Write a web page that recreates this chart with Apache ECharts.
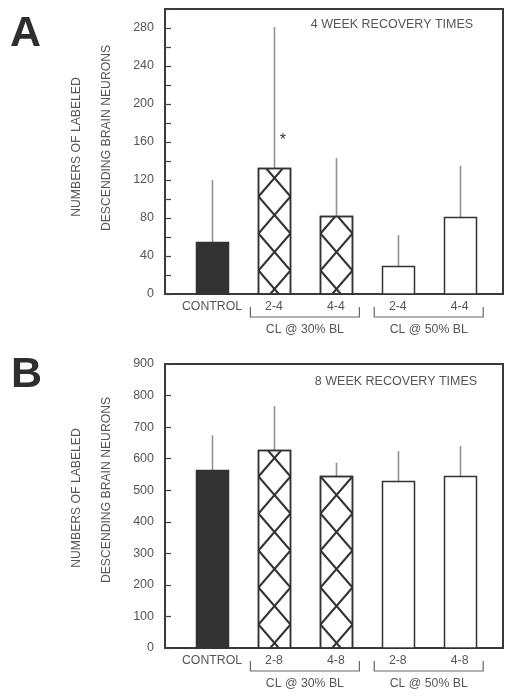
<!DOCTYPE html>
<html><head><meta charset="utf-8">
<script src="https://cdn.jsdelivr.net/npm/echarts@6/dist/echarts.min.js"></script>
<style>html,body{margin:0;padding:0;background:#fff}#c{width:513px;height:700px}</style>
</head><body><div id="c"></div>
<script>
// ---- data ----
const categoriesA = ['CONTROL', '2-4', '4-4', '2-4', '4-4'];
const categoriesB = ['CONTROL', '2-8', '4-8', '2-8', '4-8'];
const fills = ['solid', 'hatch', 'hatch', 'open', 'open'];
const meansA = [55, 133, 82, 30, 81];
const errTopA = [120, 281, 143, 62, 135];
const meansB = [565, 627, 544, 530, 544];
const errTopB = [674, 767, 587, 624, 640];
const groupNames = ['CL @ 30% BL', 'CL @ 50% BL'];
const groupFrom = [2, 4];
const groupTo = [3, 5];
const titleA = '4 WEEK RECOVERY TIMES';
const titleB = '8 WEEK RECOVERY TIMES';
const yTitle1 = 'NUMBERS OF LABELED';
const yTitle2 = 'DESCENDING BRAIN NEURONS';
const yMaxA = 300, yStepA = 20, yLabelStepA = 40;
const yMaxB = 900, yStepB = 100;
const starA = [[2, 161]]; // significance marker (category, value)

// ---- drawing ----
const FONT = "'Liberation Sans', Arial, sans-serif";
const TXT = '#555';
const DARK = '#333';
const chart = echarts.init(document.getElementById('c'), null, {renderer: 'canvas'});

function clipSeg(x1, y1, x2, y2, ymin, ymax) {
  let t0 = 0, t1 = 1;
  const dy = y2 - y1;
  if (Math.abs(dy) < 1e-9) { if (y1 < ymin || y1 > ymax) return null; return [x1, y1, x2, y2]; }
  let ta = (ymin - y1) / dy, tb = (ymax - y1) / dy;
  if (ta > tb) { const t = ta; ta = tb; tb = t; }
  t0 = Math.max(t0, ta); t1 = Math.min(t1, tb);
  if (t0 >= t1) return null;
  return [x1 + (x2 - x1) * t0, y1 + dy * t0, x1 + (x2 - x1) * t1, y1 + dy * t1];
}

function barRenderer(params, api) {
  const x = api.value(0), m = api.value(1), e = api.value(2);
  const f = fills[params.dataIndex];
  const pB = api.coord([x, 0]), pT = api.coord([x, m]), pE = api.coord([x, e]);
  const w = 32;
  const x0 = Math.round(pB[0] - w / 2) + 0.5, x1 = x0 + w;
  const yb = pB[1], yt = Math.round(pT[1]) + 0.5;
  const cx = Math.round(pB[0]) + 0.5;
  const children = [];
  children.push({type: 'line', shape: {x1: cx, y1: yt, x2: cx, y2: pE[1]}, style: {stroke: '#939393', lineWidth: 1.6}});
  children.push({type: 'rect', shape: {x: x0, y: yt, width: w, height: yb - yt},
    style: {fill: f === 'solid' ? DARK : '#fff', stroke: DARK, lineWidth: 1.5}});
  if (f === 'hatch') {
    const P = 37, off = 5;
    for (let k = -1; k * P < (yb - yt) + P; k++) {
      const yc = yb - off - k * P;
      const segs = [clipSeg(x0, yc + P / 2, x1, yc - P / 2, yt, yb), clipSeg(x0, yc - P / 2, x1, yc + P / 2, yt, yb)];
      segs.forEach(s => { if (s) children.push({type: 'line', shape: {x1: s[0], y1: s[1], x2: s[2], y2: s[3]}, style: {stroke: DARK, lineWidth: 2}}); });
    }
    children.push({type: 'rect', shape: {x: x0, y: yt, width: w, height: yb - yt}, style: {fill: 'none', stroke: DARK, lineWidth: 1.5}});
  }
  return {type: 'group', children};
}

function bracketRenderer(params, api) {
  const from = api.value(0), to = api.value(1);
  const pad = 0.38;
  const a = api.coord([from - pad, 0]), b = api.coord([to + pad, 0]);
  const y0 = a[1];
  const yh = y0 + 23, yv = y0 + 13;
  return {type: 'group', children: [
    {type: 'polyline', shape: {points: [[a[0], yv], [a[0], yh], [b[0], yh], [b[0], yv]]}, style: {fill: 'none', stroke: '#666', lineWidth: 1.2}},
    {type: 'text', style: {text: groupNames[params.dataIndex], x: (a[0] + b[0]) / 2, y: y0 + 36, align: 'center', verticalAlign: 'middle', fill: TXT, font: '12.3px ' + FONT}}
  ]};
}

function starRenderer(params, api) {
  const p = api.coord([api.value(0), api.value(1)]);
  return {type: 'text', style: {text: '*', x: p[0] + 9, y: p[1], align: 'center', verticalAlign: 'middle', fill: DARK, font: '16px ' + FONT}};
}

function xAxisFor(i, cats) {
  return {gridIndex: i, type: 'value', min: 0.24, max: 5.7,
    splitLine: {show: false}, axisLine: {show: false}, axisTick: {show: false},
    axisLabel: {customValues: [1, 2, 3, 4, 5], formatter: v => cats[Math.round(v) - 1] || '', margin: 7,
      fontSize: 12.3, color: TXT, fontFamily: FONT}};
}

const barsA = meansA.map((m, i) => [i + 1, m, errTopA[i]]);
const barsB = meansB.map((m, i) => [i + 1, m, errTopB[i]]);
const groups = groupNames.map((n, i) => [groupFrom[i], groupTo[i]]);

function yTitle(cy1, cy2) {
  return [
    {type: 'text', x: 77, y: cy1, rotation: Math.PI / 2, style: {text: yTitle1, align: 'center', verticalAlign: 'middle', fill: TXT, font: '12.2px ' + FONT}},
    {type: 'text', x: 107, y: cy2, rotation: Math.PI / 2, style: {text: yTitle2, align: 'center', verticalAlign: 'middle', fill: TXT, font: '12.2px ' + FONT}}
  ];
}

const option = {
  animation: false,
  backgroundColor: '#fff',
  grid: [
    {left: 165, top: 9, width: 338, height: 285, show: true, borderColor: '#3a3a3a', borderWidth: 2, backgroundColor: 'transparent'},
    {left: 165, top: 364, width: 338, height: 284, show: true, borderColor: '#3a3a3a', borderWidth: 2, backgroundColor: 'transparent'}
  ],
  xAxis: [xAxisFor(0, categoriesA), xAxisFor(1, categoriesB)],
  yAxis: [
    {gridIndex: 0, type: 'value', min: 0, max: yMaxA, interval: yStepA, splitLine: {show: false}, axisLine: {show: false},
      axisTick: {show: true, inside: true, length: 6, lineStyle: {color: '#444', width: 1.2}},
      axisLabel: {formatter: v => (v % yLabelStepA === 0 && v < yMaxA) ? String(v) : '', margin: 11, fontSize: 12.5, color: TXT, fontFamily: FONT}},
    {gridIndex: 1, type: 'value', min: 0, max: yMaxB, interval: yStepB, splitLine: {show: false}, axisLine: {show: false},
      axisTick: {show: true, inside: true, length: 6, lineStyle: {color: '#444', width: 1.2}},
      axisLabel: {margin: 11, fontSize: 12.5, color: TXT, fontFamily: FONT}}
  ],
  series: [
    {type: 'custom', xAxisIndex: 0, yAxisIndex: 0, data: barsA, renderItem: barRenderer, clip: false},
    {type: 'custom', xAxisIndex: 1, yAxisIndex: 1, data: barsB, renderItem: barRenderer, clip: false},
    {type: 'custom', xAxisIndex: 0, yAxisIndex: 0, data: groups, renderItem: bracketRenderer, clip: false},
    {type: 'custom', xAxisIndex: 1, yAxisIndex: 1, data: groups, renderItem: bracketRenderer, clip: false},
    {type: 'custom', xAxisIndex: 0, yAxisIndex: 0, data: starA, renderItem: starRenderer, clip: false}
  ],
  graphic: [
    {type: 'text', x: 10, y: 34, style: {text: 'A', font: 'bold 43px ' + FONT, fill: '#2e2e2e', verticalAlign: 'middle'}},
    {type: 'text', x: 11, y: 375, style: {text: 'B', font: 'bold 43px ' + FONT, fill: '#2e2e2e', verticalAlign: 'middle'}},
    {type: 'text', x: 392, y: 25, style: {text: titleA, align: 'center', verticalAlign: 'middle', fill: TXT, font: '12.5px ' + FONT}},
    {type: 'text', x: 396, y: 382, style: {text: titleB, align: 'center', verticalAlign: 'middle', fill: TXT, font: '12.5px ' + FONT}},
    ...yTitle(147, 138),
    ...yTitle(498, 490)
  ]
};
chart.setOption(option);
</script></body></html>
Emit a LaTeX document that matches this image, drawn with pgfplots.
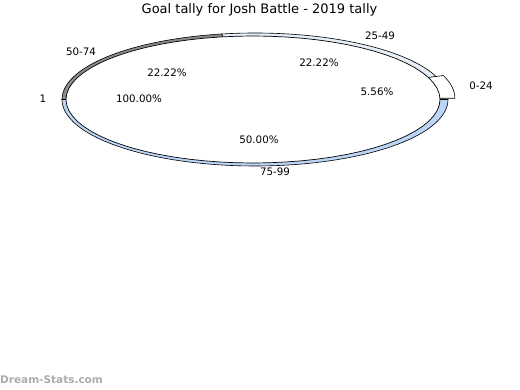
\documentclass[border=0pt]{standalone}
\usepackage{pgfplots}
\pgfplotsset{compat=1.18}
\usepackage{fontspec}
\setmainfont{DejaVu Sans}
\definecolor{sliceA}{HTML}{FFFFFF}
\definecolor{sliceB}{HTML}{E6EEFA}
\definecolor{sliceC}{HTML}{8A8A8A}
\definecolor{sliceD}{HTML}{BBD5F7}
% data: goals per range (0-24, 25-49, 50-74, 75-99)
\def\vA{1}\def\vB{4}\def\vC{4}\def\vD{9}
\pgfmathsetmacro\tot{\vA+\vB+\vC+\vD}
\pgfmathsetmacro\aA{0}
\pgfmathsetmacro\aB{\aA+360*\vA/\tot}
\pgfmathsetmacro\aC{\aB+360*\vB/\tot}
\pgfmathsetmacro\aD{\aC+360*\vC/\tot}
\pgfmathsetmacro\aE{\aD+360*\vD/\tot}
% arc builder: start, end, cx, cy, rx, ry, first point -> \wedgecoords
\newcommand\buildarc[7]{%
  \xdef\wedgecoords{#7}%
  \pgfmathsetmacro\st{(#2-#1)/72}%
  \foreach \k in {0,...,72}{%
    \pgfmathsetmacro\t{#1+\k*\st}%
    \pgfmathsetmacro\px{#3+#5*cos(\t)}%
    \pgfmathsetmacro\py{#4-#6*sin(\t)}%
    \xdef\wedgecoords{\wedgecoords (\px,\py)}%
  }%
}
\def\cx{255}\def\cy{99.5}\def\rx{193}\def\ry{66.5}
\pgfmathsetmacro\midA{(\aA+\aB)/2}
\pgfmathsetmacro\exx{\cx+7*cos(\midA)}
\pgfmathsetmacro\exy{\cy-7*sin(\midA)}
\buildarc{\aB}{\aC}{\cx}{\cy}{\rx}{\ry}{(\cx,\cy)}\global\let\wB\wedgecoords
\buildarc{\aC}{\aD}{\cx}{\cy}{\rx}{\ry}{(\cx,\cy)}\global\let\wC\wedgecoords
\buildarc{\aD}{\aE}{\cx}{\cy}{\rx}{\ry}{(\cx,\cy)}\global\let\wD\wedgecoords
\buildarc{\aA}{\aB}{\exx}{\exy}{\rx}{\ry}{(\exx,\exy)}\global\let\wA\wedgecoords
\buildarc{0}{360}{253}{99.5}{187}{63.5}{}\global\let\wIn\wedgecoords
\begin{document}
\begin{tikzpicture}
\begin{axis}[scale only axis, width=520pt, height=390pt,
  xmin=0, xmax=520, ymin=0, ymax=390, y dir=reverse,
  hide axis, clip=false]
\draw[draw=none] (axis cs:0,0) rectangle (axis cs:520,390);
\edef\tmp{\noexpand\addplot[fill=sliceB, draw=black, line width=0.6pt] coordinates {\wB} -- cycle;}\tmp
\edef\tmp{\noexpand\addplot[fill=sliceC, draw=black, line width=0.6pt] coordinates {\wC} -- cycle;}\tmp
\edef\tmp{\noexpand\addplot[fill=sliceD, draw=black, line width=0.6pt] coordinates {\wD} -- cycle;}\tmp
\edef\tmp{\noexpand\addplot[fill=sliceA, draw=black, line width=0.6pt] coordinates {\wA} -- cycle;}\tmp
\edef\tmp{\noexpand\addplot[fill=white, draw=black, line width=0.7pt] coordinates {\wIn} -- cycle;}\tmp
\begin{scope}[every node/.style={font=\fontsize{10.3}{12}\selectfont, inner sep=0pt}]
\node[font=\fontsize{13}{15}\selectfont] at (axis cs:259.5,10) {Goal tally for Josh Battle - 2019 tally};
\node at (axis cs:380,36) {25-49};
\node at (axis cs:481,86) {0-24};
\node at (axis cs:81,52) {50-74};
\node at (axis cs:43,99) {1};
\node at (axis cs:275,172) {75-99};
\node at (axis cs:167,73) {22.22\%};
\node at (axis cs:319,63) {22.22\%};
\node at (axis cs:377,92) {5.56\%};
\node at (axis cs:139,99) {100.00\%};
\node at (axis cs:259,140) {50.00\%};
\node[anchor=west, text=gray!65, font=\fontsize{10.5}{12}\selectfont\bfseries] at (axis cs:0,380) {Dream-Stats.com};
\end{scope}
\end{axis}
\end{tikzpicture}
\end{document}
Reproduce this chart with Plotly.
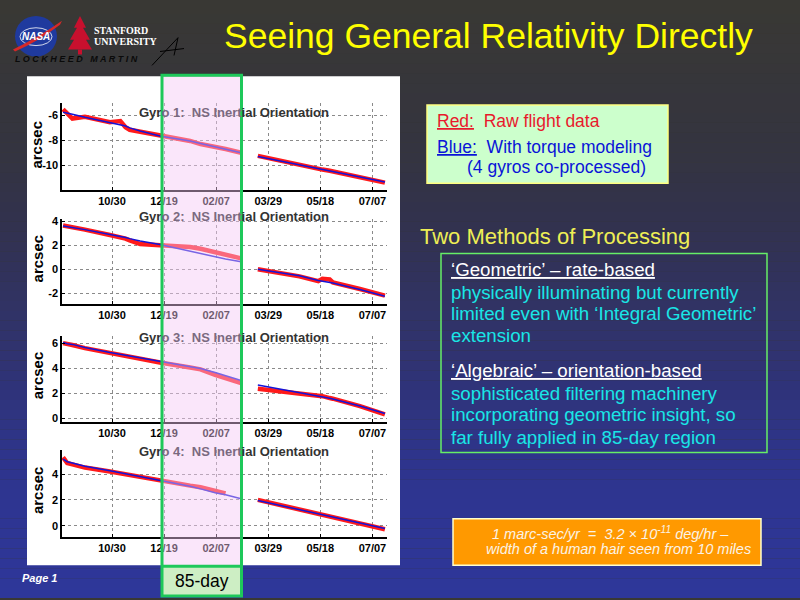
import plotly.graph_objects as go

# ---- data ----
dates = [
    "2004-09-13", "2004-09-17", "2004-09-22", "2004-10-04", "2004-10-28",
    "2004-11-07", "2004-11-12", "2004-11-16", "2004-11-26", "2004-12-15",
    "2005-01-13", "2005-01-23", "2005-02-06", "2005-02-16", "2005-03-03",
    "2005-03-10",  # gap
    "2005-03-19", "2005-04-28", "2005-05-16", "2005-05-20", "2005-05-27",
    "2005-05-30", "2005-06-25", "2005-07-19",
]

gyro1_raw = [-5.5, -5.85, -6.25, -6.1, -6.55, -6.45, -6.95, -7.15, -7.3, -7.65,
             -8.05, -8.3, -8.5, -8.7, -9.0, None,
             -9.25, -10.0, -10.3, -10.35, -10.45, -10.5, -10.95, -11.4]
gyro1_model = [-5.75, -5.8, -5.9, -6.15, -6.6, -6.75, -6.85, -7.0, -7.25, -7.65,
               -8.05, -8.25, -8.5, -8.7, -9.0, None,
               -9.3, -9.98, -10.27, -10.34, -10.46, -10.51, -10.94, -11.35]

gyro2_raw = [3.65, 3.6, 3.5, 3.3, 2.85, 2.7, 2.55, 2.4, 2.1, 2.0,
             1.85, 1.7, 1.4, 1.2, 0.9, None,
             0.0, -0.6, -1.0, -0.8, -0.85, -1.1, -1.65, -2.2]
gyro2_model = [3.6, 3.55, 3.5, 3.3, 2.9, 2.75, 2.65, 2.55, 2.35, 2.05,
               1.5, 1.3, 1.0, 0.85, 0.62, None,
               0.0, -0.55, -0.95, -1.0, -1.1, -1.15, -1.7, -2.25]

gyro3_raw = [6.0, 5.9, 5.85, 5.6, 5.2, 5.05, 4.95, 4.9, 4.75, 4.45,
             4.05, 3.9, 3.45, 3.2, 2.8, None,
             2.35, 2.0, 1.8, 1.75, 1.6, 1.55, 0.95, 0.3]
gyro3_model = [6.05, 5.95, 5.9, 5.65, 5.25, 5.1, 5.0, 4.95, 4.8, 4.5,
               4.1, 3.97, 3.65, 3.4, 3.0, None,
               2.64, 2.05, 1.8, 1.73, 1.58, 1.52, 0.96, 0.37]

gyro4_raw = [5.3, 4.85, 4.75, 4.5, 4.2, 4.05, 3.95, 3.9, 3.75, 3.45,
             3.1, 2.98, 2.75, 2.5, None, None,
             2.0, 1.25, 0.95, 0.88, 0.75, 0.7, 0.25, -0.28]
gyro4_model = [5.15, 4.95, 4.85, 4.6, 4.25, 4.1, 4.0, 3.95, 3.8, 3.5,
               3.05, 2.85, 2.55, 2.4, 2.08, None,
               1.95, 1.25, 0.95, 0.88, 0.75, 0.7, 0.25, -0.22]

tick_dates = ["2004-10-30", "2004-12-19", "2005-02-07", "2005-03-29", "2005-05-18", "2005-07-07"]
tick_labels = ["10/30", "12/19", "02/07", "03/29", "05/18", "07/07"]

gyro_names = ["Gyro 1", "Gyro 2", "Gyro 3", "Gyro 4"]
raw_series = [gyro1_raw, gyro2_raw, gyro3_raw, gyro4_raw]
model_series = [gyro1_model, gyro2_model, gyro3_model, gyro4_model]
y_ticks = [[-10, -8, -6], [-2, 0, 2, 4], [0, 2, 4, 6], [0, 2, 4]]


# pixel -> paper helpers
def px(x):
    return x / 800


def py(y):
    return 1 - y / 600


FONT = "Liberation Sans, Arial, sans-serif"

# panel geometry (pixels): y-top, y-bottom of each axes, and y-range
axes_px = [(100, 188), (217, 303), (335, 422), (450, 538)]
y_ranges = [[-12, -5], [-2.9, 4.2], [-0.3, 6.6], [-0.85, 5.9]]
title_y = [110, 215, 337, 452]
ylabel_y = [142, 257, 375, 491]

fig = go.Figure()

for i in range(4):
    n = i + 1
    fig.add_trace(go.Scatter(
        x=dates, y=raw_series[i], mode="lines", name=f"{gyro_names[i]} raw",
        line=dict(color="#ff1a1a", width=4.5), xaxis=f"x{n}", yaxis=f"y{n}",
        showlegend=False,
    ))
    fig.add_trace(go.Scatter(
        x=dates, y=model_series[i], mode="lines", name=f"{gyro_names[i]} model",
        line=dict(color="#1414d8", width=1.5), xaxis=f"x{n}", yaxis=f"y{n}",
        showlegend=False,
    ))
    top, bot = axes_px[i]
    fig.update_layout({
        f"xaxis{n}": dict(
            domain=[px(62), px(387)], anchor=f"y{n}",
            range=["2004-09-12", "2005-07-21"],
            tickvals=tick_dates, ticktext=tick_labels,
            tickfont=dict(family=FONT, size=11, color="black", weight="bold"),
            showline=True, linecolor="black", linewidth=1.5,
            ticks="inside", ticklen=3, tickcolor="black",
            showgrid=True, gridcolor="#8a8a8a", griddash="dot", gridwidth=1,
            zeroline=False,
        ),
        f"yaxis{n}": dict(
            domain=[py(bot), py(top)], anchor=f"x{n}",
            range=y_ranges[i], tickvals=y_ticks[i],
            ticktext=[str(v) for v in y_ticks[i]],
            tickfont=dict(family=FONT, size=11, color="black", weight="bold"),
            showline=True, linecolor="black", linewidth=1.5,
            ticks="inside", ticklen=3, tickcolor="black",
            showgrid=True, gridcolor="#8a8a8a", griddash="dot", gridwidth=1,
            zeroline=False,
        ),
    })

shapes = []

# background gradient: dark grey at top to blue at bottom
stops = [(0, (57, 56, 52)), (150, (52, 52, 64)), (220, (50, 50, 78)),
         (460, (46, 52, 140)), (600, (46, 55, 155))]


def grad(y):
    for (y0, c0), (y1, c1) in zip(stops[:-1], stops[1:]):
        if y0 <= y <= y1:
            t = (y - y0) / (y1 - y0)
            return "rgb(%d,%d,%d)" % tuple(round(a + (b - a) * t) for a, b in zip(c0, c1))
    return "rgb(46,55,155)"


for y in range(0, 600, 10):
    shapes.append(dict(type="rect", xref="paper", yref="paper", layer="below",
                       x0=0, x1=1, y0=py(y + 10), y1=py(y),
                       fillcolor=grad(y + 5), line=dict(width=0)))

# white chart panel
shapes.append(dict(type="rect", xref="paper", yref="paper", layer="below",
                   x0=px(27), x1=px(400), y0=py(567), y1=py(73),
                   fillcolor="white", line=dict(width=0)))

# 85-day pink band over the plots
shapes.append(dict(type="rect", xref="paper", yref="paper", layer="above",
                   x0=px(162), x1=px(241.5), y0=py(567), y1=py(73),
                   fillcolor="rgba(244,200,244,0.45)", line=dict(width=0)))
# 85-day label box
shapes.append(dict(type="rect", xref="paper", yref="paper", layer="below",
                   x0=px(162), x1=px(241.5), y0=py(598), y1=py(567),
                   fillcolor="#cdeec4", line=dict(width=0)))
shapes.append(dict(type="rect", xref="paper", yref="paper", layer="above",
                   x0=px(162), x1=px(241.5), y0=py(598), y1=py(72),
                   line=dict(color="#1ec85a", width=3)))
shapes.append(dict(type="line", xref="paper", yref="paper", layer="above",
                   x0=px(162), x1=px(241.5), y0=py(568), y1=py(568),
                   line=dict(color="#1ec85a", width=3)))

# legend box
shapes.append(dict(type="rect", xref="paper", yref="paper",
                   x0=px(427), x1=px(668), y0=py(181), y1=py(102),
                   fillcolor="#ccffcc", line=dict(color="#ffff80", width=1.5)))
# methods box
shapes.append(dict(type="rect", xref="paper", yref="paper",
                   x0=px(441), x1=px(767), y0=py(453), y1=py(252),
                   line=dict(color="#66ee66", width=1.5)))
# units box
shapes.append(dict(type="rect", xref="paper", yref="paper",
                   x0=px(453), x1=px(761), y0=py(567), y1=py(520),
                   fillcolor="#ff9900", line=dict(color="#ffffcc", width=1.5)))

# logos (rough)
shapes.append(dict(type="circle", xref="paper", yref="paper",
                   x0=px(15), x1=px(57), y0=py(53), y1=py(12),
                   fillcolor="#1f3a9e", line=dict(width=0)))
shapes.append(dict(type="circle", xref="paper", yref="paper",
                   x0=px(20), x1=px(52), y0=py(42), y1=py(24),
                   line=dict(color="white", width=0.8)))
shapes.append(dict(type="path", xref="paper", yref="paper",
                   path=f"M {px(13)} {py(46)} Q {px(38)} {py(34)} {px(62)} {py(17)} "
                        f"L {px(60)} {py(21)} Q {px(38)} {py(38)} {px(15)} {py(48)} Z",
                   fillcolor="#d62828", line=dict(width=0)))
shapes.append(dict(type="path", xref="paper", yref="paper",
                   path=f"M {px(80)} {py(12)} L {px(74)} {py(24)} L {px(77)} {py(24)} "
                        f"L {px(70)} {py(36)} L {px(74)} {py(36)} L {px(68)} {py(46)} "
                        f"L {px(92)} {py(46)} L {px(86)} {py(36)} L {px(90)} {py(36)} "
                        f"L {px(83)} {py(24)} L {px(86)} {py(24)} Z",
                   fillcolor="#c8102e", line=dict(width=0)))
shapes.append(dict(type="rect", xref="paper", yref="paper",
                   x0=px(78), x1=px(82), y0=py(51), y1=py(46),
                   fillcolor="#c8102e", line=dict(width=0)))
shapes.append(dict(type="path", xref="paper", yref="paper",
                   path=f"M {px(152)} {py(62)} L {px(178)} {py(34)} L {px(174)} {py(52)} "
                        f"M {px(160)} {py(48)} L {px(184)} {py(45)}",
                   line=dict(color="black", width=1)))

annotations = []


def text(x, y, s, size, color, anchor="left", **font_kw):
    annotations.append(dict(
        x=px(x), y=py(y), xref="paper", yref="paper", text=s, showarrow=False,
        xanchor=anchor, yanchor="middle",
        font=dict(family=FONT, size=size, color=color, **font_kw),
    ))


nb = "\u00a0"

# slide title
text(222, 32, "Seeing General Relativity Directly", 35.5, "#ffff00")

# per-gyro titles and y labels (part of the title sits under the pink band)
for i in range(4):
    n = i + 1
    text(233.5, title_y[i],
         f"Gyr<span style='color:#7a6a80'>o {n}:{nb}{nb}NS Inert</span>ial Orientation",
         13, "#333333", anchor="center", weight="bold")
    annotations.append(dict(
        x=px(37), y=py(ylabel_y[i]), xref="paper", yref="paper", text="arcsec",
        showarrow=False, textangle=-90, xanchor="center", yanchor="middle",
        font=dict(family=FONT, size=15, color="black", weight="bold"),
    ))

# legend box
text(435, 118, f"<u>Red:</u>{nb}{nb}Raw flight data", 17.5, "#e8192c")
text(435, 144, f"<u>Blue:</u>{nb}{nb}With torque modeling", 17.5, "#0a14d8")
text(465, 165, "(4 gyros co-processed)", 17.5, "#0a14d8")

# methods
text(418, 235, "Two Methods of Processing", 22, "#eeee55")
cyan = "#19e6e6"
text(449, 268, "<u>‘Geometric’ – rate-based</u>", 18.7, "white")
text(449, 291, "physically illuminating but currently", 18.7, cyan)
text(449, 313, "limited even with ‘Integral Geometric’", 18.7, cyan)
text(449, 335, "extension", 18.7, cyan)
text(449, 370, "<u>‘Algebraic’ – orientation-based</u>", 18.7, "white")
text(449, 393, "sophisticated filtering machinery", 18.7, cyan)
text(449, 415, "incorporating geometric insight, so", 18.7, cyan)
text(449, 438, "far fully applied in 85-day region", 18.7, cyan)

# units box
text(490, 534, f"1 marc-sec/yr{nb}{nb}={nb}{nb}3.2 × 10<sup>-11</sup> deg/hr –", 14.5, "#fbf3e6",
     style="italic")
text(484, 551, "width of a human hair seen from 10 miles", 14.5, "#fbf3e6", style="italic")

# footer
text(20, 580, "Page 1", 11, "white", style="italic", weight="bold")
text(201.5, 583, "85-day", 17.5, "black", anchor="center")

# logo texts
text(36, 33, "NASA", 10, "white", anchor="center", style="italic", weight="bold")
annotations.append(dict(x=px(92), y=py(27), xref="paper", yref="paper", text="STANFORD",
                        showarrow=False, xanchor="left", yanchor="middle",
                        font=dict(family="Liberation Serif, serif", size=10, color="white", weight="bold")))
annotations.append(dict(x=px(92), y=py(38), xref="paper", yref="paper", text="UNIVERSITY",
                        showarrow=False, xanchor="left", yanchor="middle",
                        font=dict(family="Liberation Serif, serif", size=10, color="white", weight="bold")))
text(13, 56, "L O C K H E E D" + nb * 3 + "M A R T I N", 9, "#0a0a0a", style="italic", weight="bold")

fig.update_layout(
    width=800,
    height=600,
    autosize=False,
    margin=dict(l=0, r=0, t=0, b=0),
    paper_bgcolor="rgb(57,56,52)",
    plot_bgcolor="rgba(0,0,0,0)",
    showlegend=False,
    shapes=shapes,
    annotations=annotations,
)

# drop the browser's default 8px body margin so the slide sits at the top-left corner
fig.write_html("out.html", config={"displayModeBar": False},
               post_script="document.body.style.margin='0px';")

┄┄┄┄┄┄┄┄┄┄

Starting at the line that contains "Reproduce this chart with Plotly." and stopping after the line that contains "2.64, 2.05, 1.8, 1.73, 1.58, 1.52, 0.96, 0.37]", copy every line exactly. Leave any pictures behind.

Reproduce this chart with Plotly.
import plotly.graph_objects as go

# ---- data ----
dates = [
    "2004-09-13", "2004-09-17", "2004-09-22", "2004-10-04", "2004-10-28",
    "2004-11-07", "2004-11-12", "2004-11-16", "2004-11-26", "2004-12-15",
    "2005-01-13", "2005-01-23", "2005-02-06", "2005-02-16", "2005-03-03",
    "2005-03-10",  # gap
    "2005-03-19", "2005-04-28", "2005-05-16", "2005-05-20", "2005-05-27",
    "2005-05-30", "2005-06-25", "2005-07-19",
]

gyro1_raw = [-5.5, -5.85, -6.25, -6.1, -6.55, -6.45, -6.95, -7.15, -7.3, -7.65,
             -8.05, -8.3, -8.5, -8.7, -9.0, None,
             -9.25, -10.0, -10.3, -10.35, -10.45, -10.5, -10.95, -11.4]
gyro1_model = [-5.75, -5.8, -5.9, -6.15, -6.6, -6.75, -6.85, -7.0, -7.25, -7.65,
               -8.05, -8.25, -8.5, -8.7, -9.0, None,
               -9.3, -9.98, -10.27, -10.34, -10.46, -10.51, -10.94, -11.35]

gyro2_raw = [3.65, 3.6, 3.5, 3.3, 2.85, 2.7, 2.55, 2.4, 2.1, 2.0,
             1.85, 1.7, 1.4, 1.2, 0.9, None,
             0.0, -0.6, -1.0, -0.8, -0.85, -1.1, -1.65, -2.2]
gyro2_model = [3.6, 3.55, 3.5, 3.3, 2.9, 2.75, 2.65, 2.55, 2.35, 2.05,
               1.5, 1.3, 1.0, 0.85, 0.62, None,
               0.0, -0.55, -0.95, -1.0, -1.1, -1.15, -1.7, -2.25]

gyro3_raw = [6.0, 5.9, 5.85, 5.6, 5.2, 5.05, 4.95, 4.9, 4.75, 4.45,
             4.05, 3.9, 3.45, 3.2, 2.8, None,
             2.35, 2.0, 1.8, 1.75, 1.6, 1.55, 0.95, 0.3]
gyro3_model = [6.05, 5.95, 5.9, 5.65, 5.25, 5.1, 5.0, 4.95, 4.8, 4.5,
               4.1, 3.97, 3.65, 3.4, 3.0, None,
               2.64, 2.05, 1.8, 1.73, 1.58, 1.52, 0.96, 0.37]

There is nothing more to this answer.